Ama aslında bu gün, özgürlüğün değil, özgür olma mücadelesinin günüdür. Çünkü gazetecilik, hiçbir dönemde konfor alanında yapılmadı.

Bir fotoğraf makinesinin vizöründen, bir muhabirin çamur içindeki çizmelerinden, bir köşe yazarının sessiz odasında gece yarısı yanıp sönen ekran ışığından geçer gerçek. Her biri, toplumun belleğine bir iz bırakmak için kendi gölgesini aşar.

Gazetecilik bir meslek değil, vicdanla yapılan bir tanıklıktır.
Kimi zaman susturulur, kimi zaman itibarsızlaştırılır; ama her susturulan ses, ertesi gün bir başka kalemden yankılanır. Çünkü gazeteci bilir ki, sessizliğin en yüksek sesi yalandır.
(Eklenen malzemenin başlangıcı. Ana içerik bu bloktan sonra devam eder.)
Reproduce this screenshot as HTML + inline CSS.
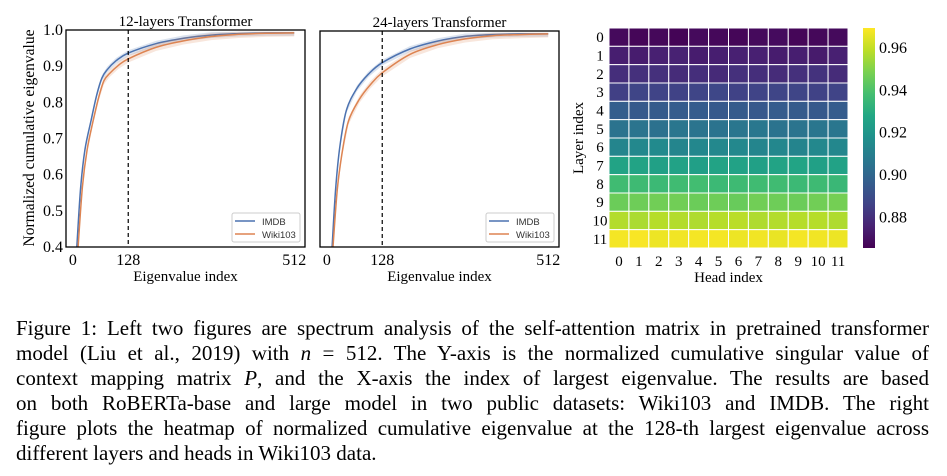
<!DOCTYPE html>
<html><head><meta charset="utf-8">
<style>
html,body{margin:0;padding:0;background:#fff;}
body{width:947px;height:476px;overflow:hidden;position:relative;font-family:"Liberation Serif",serif;}
svg{position:absolute;left:0;top:0;}
.cap{position:absolute;left:16px;width:913px;font-size:21px;line-height:25px;color:#000;text-align:justify;text-align-last:justify;white-space:nowrap;}
.cap.last{text-align-last:left;}
</style></head>
<body>
<svg id="fig" width="947" height="300"></svg>
<div class="cap" style="top:316px">Figure 1: Left two figures are spectrum analysis of the self-attention matrix in pretrained transformer</div>
<div class="cap" style="top:341px">model (Liu et al., 2019) with <i>n</i> = 512. The Y-axis is the normalized cumulative singular value of</div>
<div class="cap" style="top:366px">context mapping matrix <i>P</i>, and the X-axis the index of largest eigenvalue. The results are based</div>
<div class="cap" style="top:391px">on both RoBERTa-base and large model in two public datasets: Wiki103 and IMDB. The right</div>
<div class="cap" style="top:416px">figure plots the heatmap of normalized cumulative eigenvalue at the 128-th largest eigenvalue across</div>
<div class="cap last" style="top:441px">different layers and heads in Wiki103 data.</div>
<script>
const idx12Imdb = [9,18,28,42,55,67,79,100,128,192,256,320,384,448,512];
const val12Imdb = [0.40,0.566,0.67,0.75,0.82,0.867,0.89,0.915,0.936,0.962,0.977,0.986,0.99,0.992,0.992];
const idx12Wiki = [12,22,33,47,60,72,85,105,128,192,256,320,384,448,512];
const val12Wiki = [0.40,0.566,0.67,0.75,0.815,0.86,0.88,0.902,0.92,0.952,0.97,0.982,0.988,0.991,0.992];
const idx24Imdb = [12,20,30,45,69,96,128,192,256,320,384,448,512];
const val24Imdb = [0.40,0.56,0.68,0.78,0.84,0.88,0.912,0.95,0.972,0.985,0.99,0.992,0.992];
const idx24Wiki = [14,24,35,50,75,100,128,192,256,320,384,448,512];
const val24Wiki = [0.40,0.56,0.66,0.75,0.81,0.85,0.884,0.935,0.962,0.978,0.987,0.99,0.992];
const xTicks = [0,128,512];
const yTicks = [0.4,0.5,0.6,0.7,0.8,0.9,1.0];
const heatRows = [0.867,0.874,0.879,0.886,0.895,0.905,0.913,0.925,0.936,0.946,0.957,0.967];
const heatJitter = [0.001,-0.001,0.0,-0.002,0.001,0.0,-0.001,0.001,0.002,-0.001,0.0,0.001];
const cbTicks = [0.88,0.90,0.92,0.94,0.96];
const headLabels = [0,1,2,3,4,5,6,7,8,9,10,11];

const NS="http://www.w3.org/2000/svg";
const svg=document.getElementById('fig');
function mk(tag,attrs,parent){const e=document.createElementNS(NS,tag);for(const k in attrs)e.setAttribute(k,attrs[k]);(parent||svg).appendChild(e);return e;}
function txt(s,x,y,size,anchor,parent){const t=mk('text',{x:x,y:y,'font-size':size,'text-anchor':anchor||'middle','font-family':'Liberation Serif, serif',fill:'#000'},parent);t.textContent=s;return t;}
function smooth(pts){let d='M'+pts[0][0].toFixed(1)+' '+pts[0][1].toFixed(1);
  for(let i=0;i<pts.length-1;i++){const p0=pts[Math.max(0,i-1)],p1=pts[i],p2=pts[i+1],p3=pts[Math.min(pts.length-1,i+2)];
    const c1=[p1[0]+(p2[0]-p0[0])/6,p1[1]+(p2[1]-p0[1])/6],c2=[p2[0]-(p3[0]-p1[0])/6,p2[1]-(p3[1]-p1[1])/6];
    d+=' C'+c1.map(v=>v.toFixed(1)).join(' ')+' '+c2.map(v=>v.toFixed(1)).join(' ')+' '+p2.map(v=>v.toFixed(1)).join(' ');}
  return d;}

function panel(x0,x1,y0,y1,title,series,showY){
  const g=mk('g',{});
  
  
  const xs=v=>x0+(v+16)/(537+16)*(x1-x0);
  const ys=v=>y1-(v-0.4)/0.6*(y1-y0);
  const cp=mk('clipPath',{id:'c'+x0},g);mk('rect',{x:x0,y:y0,width:x1-x0,height:y1-y0},cp);
  series.forEach(s=>{
    const up=s.i.map((v,k)=>xs(v)+','+ys(Math.min(s.v[k]+s.w,0.995)));
    const dn=s.i.map((v,k)=>xs(v)+','+ys(s.v[k]-s.w)).reverse();
    const band=mk('polygon',{points:up.concat(dn).join(' '),fill:s.c,'fill-opacity':0.2,'clip-path':'url(#c'+x0+')'},g);
    
    
    const pts=[[xs(s.i[0]),y1+2]].concat(s.i.map((v,k)=>[xs(v),ys(s.v[k])]));
    const p=mk('path',{d:smooth(pts),fill:'none',stroke:s.c,'stroke-width':1.5,'clip-path':'url(#c'+x0+')'},g);
    
    
  });
  const vl=mk('line',{x1:xs(128),x2:xs(128),y1:y0,y2:y1,stroke:'#000','stroke-width':1.2,'stroke-dasharray':'4,3'},g);
  
  
  mk('rect',{x:x0,y:y0,width:x1-x0,height:y1-y0,fill:'none',stroke:'#000','stroke-width':1.3},g);
  xTicks.forEach(t=>{const e=txt(String(t),xs(t),y1+18,16,'middle',g);});
  if(showY)yTicks.forEach(t=>{const e=txt(t.toFixed(1),x0-3,ys(t)+5,16,'end',g);});
  const tt=txt(title,(x0+x1)/2,y0-4,15,'middle',g);
  const xl=txt('Eigenvalue index',(x0+x1)/2,y1+34,15,'middle',g);
  const lg=mk('g',{},g);
  
  
  const lx=x1-73,ly=y1-34;
  mk('rect',{x:lx,y:ly,width:68,height:29,rx:2,fill:'#fff',stroke:'#ccc','stroke-width':1},lg);
  [['IMDB','#4c72b0'],['Wiki103','#dd8452']].forEach((e,k)=>{
    mk('line',{x1:lx+3,x2:lx+23,y1:ly+8+k*13,y2:ly+8+k*13,stroke:e[1],'stroke-width':1.5},lg);
    const t=mk('text',{x:lx+30,y:ly+12+k*13,'font-size':9.5,'font-family':'Liberation Sans, sans-serif',fill:'#333'},lg);t.textContent=e[0];
  });
}
panel(66,305,30,247,'12-layers Transformer',[
 {i:idx12Imdb,v:val12Imdb,c:'#4c72b0',w:0.008,name:'imdb'},{i:idx12Wiki,v:val12Wiki,c:'#dd8452',w:0.01,name:'wiki103'}],true);
panel(320,559,31,247,'24-layers Transformer',[
 {i:idx24Imdb,v:val24Imdb,c:'#4c72b0',w:0.008,name:'imdb'},{i:idx24Wiki,v:val24Wiki,c:'#dd8452',w:0.01,name:'wiki103'}],false);
const yl=txt('Normalized cumulative eigenvalue',0,0,15.5,'middle');
yl.setAttribute('transform','translate(34,138) rotate(-90)');



const vir=[[68,1,84],[72,35,116],[64,67,135],[52,94,141],[41,120,142],[32,144,140],[34,167,132],[68,190,112],[121,209,81],[189,222,38],[253,231,37]];
function viridis(t){t=Math.max(0,Math.min(1,t));const f=t*10,i=Math.min(9,Math.floor(f)),r=f-i;const a=vir[i],b=vir[i+1];return 'rgb('+a.map((c,k)=>Math.round(c+(b[k]-c)*r)).join(',')+')';}
const vmin=0.865,vmax=0.969;
const hx0=609,hx1=848,hy0=28,hy1=248;
const cw=(hx1-hx0)/12,ch=(hy1-hy0)/12;
const hg=mk('g',{});


heatRows.forEach((rv,r)=>{headLabels.forEach((h,c)=>{
  const v=rv+heatJitter[(c+r*5)%12]*0.6;
  const cell=mk('rect',{x:hx0+c*cw,y:hy0+r*ch,width:cw,height:ch,fill:viridis((v-vmin)/(vmax-vmin)),stroke:'#fff','stroke-width':1},hg);
  
  
});
 const t=txt(String(r),hx0-9,hy0+r*ch+ch/2+5,15,'middle');
});
headLabels.forEach((h,c)=>{const t=txt(String(h),hx0+c*cw+cw/2,hy1+18,15,'middle');});
const hl=txt('Head index',(hx0+hx1)/2,hy1+34,15,'middle');
const ll=txt('Layer index',0,0,15,'middle');ll.setAttribute('transform','translate(583,138) rotate(-90)');
const defs=mk('defs',{});const gr=mk('linearGradient',{id:'cb',x1:0,y1:1,x2:0,y2:0},defs);
for(let k=0;k<=10;k++)mk('stop',{offset:k/10,'stop-color':viridis(k/10)},gr);
const cbx=863,cbw=12;
const cb=mk('rect',{x:cbx,y:hy0,width:cbw,height:hy1-hy0,fill:'url(#cb)'});


cbTicks.forEach(t=>{const y=hy1-(t-vmin)/(vmax-vmin)*(hy1-hy0);const e=txt(t.toFixed(2),cbx+cbw+4,y+6,16,'start');});
</script>
</body></html>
Bugün, dünyada olduğu gibi Türkiye’de de gazetecilik bir sınavdan geçiyor. Gerçeğin değeri, bazen bir cümleye sığdırılamayacak kadar ağır. Haber odalarında, sahada, mahkeme koridorlarında, sosyal medyanın gürültüsü içinde hala “doğruyu anlatmaya çalışan” bir avuç insan var.
Onlar, hiçbir ödül töreninde alkışlanmasalar da her gün bir ülkenin nabzını tutuyorlar.
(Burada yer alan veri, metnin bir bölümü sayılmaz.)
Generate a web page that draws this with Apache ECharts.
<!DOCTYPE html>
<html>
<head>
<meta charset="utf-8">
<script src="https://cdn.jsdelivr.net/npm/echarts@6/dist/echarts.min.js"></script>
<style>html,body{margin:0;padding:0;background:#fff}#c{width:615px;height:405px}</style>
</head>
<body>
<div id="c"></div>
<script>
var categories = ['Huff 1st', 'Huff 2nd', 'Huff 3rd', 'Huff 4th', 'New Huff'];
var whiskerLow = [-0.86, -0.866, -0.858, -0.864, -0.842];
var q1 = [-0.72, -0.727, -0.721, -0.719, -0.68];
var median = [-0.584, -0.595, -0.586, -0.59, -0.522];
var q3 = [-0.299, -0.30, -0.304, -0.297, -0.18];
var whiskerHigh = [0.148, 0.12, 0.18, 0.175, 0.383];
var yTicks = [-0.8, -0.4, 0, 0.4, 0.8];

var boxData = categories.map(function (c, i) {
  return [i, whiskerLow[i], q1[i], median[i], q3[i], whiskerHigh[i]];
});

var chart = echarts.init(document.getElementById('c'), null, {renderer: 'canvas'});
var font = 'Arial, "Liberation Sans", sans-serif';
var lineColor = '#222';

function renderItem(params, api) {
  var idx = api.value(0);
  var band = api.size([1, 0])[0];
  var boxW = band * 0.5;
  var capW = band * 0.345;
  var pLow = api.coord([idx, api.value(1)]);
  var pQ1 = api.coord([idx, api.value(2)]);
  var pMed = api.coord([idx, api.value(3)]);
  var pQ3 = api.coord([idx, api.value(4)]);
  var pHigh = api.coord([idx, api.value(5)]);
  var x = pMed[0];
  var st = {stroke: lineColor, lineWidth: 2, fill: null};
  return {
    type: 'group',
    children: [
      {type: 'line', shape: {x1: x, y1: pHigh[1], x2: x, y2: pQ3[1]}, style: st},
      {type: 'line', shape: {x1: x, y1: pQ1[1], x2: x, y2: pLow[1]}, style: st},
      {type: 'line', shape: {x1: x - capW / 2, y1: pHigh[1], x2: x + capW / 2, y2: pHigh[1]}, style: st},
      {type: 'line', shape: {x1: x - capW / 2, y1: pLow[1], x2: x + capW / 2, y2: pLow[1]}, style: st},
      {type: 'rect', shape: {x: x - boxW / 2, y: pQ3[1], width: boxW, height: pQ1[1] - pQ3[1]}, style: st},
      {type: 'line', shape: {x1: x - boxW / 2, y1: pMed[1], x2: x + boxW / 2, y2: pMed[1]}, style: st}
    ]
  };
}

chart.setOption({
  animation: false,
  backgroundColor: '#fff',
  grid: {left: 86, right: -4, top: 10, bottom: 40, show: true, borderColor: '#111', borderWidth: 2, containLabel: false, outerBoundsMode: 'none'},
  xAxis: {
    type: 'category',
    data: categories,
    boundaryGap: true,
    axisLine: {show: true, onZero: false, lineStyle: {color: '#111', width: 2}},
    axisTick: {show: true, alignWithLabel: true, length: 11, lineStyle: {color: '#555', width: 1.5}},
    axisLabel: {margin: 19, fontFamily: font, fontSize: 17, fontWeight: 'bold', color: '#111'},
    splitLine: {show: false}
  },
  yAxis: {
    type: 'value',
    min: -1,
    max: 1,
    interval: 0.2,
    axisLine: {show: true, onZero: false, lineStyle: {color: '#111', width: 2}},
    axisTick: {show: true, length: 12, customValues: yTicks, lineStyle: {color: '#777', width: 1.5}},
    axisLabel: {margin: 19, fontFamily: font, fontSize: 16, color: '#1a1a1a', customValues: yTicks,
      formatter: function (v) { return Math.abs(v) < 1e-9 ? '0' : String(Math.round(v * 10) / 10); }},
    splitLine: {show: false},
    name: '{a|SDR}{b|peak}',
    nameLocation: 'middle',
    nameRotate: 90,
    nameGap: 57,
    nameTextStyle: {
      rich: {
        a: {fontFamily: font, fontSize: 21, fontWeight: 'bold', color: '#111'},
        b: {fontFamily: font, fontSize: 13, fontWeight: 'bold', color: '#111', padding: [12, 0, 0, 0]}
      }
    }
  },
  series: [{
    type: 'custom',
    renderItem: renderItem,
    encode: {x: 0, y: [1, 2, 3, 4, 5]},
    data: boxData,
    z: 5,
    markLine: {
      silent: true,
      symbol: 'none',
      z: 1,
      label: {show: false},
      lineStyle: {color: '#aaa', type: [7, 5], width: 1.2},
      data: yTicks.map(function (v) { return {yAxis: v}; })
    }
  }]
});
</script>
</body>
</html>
Bu yüzden bugün, sadece gazetecileri değil, gerçeğin peşinden gitme cesaretini kutlamak gerek.
Ve unutmamalıyız: Basın özgürlüğü yalnız gazetecilerin değil, her vatandaşın nefesidir. O nefes kesildiğinde, hepimiz sessiz kalırız.

Gerçeğin nöbetinde duran tüm kalemlere selam olsun.
Karanlığa karşı yazmaya devam edenlere, iyi ki varsınız.